Sunday, September 28, 2008

Can Nonprofit Boards be High-Performing Teams?


I first read Jon Katzenbach and Douglas Smith's book, The Wisdom of Teams, years ago when I was preparing to lead a team of museum educators through a five-institution collaboration. Ever since then, I've asked myself whether or not boards of directors can meet the standards the authors identified as critical to the high-performing team.

The Wisdom of Teams looks primarily at the for-profit workplace and how groups of workers combine in teams to get work done.  Teams function at a variety of levels -- or not at all -- from the innocuous working group, whose purpose is to share information, to the high-performing team, which can reach astounding feats of accomplishment.

Okay.  We know boards are groups that come together to get work done.  And some boards are highly effective and productive.  But since boards members are serving voluntarily, would they ever have enough skin in the game to be one of Katzenbach and Smith's high-performing teams?
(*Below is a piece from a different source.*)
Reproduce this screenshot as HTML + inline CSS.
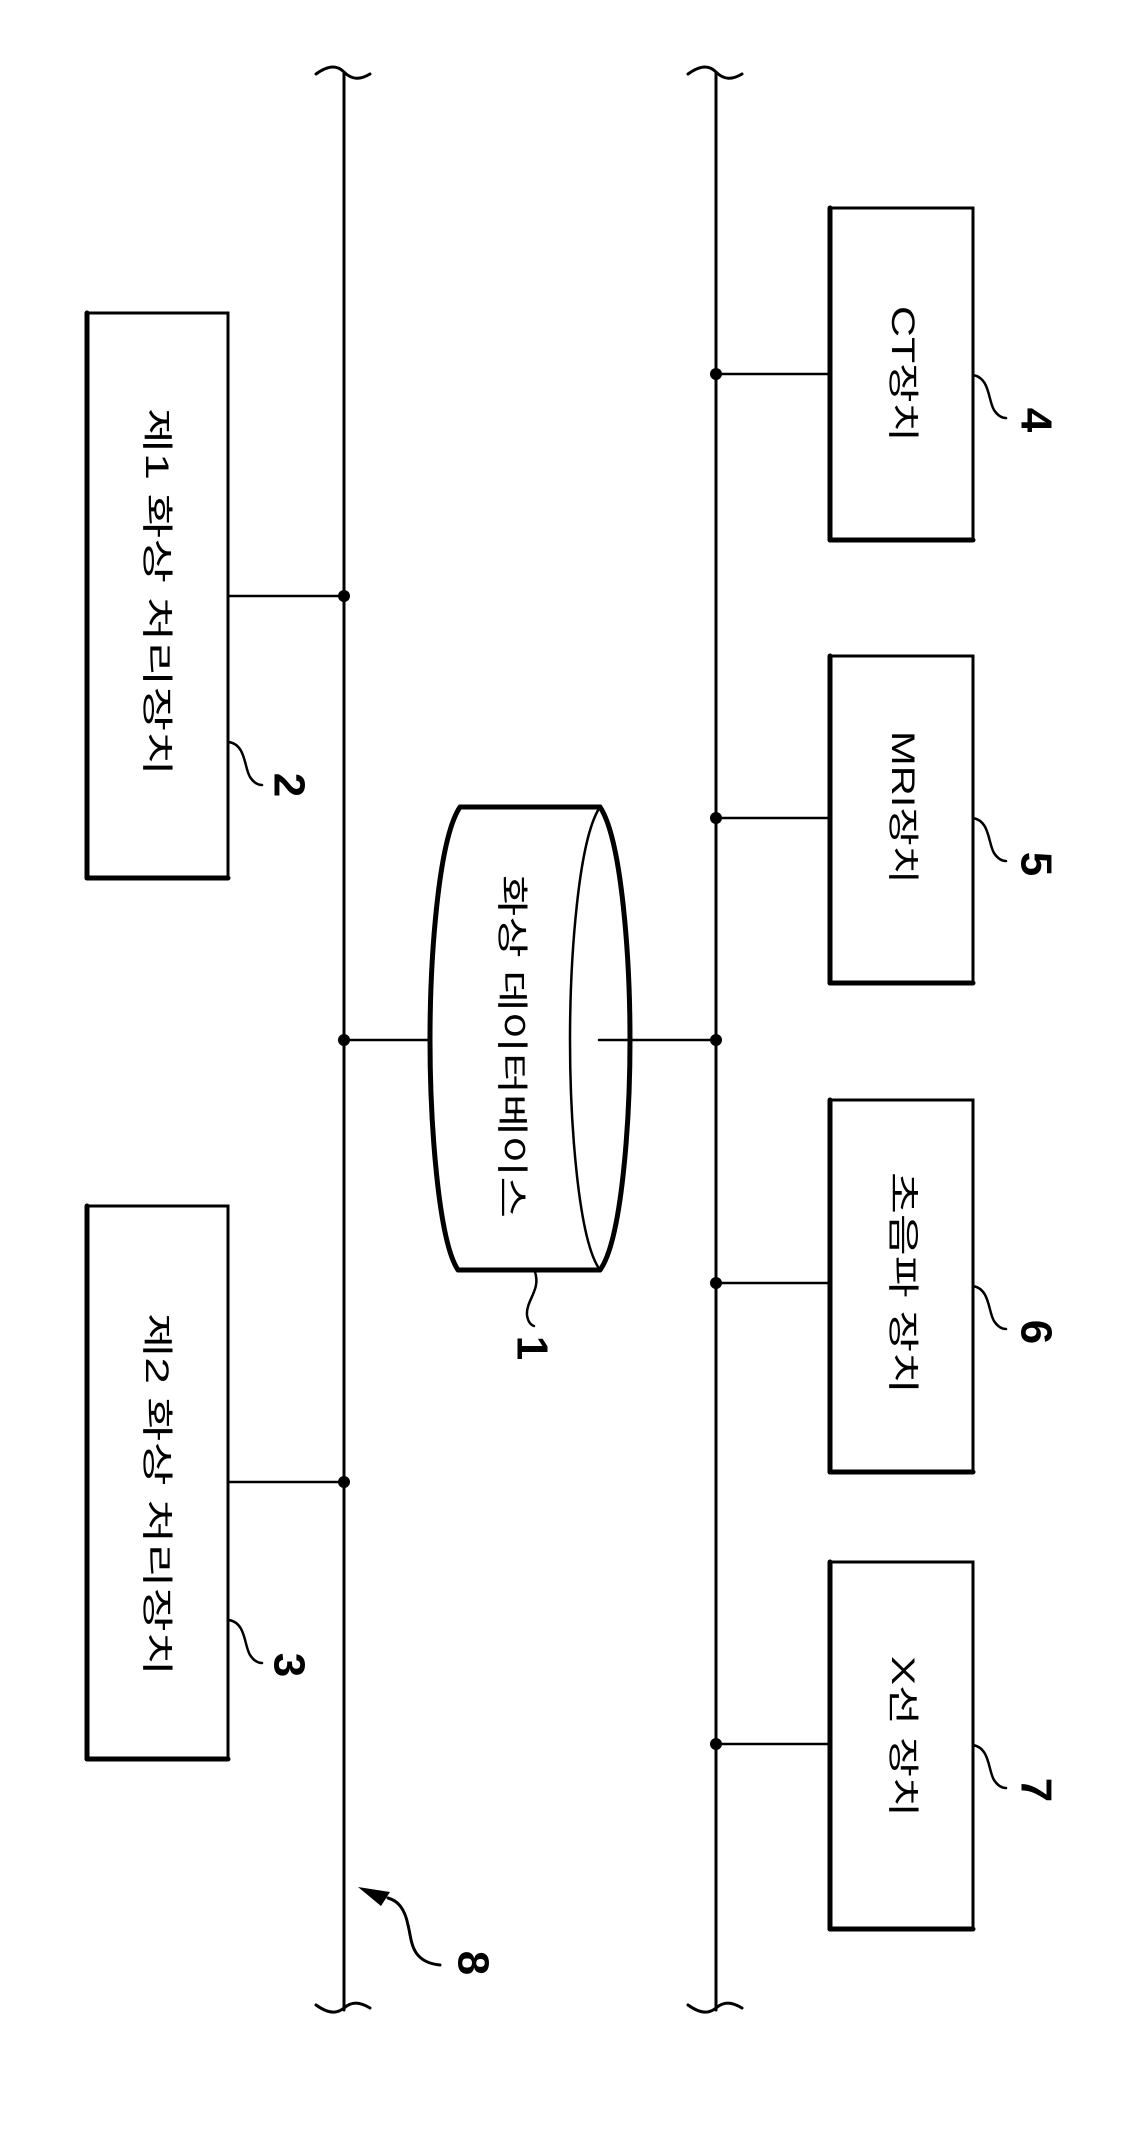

And do they need to be anyway?

The authors identified six "team basics" that define the discipline required for team performance.  They are:
  • the size of the team is small (generally less than 12 people).  Interestingly, the national trend for size of boards has drifted downward to around 14 people.  In fact, the poll that's currently running on this blog indicates the vast majority of boards are in the 11-20 person category.  And really, when you look at who on your board is really invested enough to participate, it usually is a small core group -- the real team
  • team members bring complementary skills to the table.  This is about diversity, not sameness.  
  • team members come together around a common purpose.  For the nonprofit board, that would be the organization's vision and mission.
  • they agree on a common set of specific performance goals.  For nonprofits, these goals would generally be articulated in the organization's strategic plan and related implementation plans. Job descriptions for board, staff and volunteers would also serve as performance benchmarks.
  • team members agree upon a working approach.  Make clear the board's structure, how leadership is shared, how conflicts are resolved.
  • teams hold one another mutually accountable for their performance.  The high-performing team takes this one step further:  team members are deeply committed to one another's personal growth and success, and this may just be a bar too high for the nonprofit board (as it is for most groups of people working together).
Nonetheless, Katzenbach and Smith argue that there's a tremendous untapped potential for team performance in most organizations.  "Hundreds of significant team performance challenges exist in every sizable organization, regardless of the prevailing institutional purpose, leadership philosophy, or governance approach.  Some...are obvious, but many remain hidden under a blanket of assumptions about working group approaches and individual accountability."